Creating long-lasting and sustainable impacts is something that I am personally, deeply committed to – it’s about paving the way for future generations and crafting a legacy of good for our whanau, communities and the country’s ongoing prosperity. It is through this commitment that we prepare Sustainable Impact, a vehicle that helps highlight the issues that our clients and New Zealand are facing as we work towards our country’s 2050 ambitions.

Over the past month, explosive wildfires in California covered a million acres, New York City’s subway flooded for the first time, and unprecedented flooding in West Auckland created havoc. These are just three events that illustrate the latest Intergovernmental Panel on Climate Change (IPCC) report’s stark words in August: ‘It is unequivocal that human influence has warmed the atmosphere, ocean and land. Widespread and rapid changes in the atmosphere, ocean, cryosphere and biosphere have occurred.’

In New Zealand, the Climate Change Commission has also been clear in saying that the time is now to take action to transition to a thriving, climate-resilient and low emissions country. In delivering its first advice to Government, the Commission stated that this transition can begin in earnest as the technology and tools the country needs to get there exist today.

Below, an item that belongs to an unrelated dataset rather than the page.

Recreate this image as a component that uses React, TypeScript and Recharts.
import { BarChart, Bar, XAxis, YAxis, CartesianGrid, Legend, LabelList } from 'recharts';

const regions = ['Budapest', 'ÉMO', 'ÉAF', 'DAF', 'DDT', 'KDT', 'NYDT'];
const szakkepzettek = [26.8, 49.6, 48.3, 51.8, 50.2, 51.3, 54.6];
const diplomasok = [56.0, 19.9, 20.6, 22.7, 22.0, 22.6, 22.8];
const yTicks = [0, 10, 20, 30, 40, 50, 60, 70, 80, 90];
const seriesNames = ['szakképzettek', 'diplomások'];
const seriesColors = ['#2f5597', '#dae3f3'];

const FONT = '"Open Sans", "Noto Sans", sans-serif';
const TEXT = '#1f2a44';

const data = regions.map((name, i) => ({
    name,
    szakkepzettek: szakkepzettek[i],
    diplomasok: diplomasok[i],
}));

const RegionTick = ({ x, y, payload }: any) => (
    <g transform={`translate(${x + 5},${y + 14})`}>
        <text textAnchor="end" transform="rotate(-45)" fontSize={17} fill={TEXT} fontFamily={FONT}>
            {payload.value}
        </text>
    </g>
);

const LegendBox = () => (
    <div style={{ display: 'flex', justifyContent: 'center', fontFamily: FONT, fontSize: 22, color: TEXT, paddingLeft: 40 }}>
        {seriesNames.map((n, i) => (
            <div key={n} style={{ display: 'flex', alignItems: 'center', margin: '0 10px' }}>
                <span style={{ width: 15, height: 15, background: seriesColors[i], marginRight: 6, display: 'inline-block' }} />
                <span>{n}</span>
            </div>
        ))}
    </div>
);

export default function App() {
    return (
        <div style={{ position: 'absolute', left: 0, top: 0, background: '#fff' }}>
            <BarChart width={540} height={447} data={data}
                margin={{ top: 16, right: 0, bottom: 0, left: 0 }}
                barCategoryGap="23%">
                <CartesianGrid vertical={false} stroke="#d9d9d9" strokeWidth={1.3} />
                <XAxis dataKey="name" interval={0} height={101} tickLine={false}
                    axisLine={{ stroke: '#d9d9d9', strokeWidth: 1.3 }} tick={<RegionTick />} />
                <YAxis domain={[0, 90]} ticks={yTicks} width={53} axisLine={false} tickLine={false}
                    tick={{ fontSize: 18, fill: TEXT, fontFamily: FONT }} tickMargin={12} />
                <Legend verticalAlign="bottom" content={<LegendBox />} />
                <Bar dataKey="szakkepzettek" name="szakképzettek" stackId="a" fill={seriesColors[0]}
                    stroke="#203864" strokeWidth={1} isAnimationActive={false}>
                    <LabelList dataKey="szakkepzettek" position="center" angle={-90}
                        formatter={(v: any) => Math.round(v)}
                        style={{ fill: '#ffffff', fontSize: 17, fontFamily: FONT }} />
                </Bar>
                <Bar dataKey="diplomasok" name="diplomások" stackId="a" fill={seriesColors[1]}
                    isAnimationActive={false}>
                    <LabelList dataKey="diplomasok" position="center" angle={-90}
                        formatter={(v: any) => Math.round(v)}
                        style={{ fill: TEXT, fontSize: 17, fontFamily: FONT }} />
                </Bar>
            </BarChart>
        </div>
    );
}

We sat down with some of New Zealand’s leading sustainability thinkers to discuss how it’s possible to make positive impacts across a number of areas. We feature the work that The Warehouse is doing through its Sustainable & Affordable programme while developing a sustainable and ethical supply chain. Westpac shared with us the imperative for all Kiwi businesses to take a sustainable finance approach to their funding, plus what’s involved and the benefits in doing so.

We ask if a Modern Slavery Act should be introduced here in New Zealand, at a time when pressure is building on the Government to create legislation to increase transparency across supply chains and operations. We also examine the local implications, opportunities and likely next steps for companies emerging from the IPCC’s report, described by UN Secretary-General António Guterres as a ‘code red for humanity’. Finally, we take a look at The Chancery Lane Project, a collaborative effort by lawyers and legal professionals around the world to enable climate-conscious contracting, and what our firm is doing to advance this effort here in New Zealand.

I would like to thank everyone who contributed to this publication: in particular The Warehouse Group’s Chief Sustainability Officer, David Benattar, and Head of Sustainable Finance for Westpac NZ, Joanna Silver, for their input into this insightful and necessary read.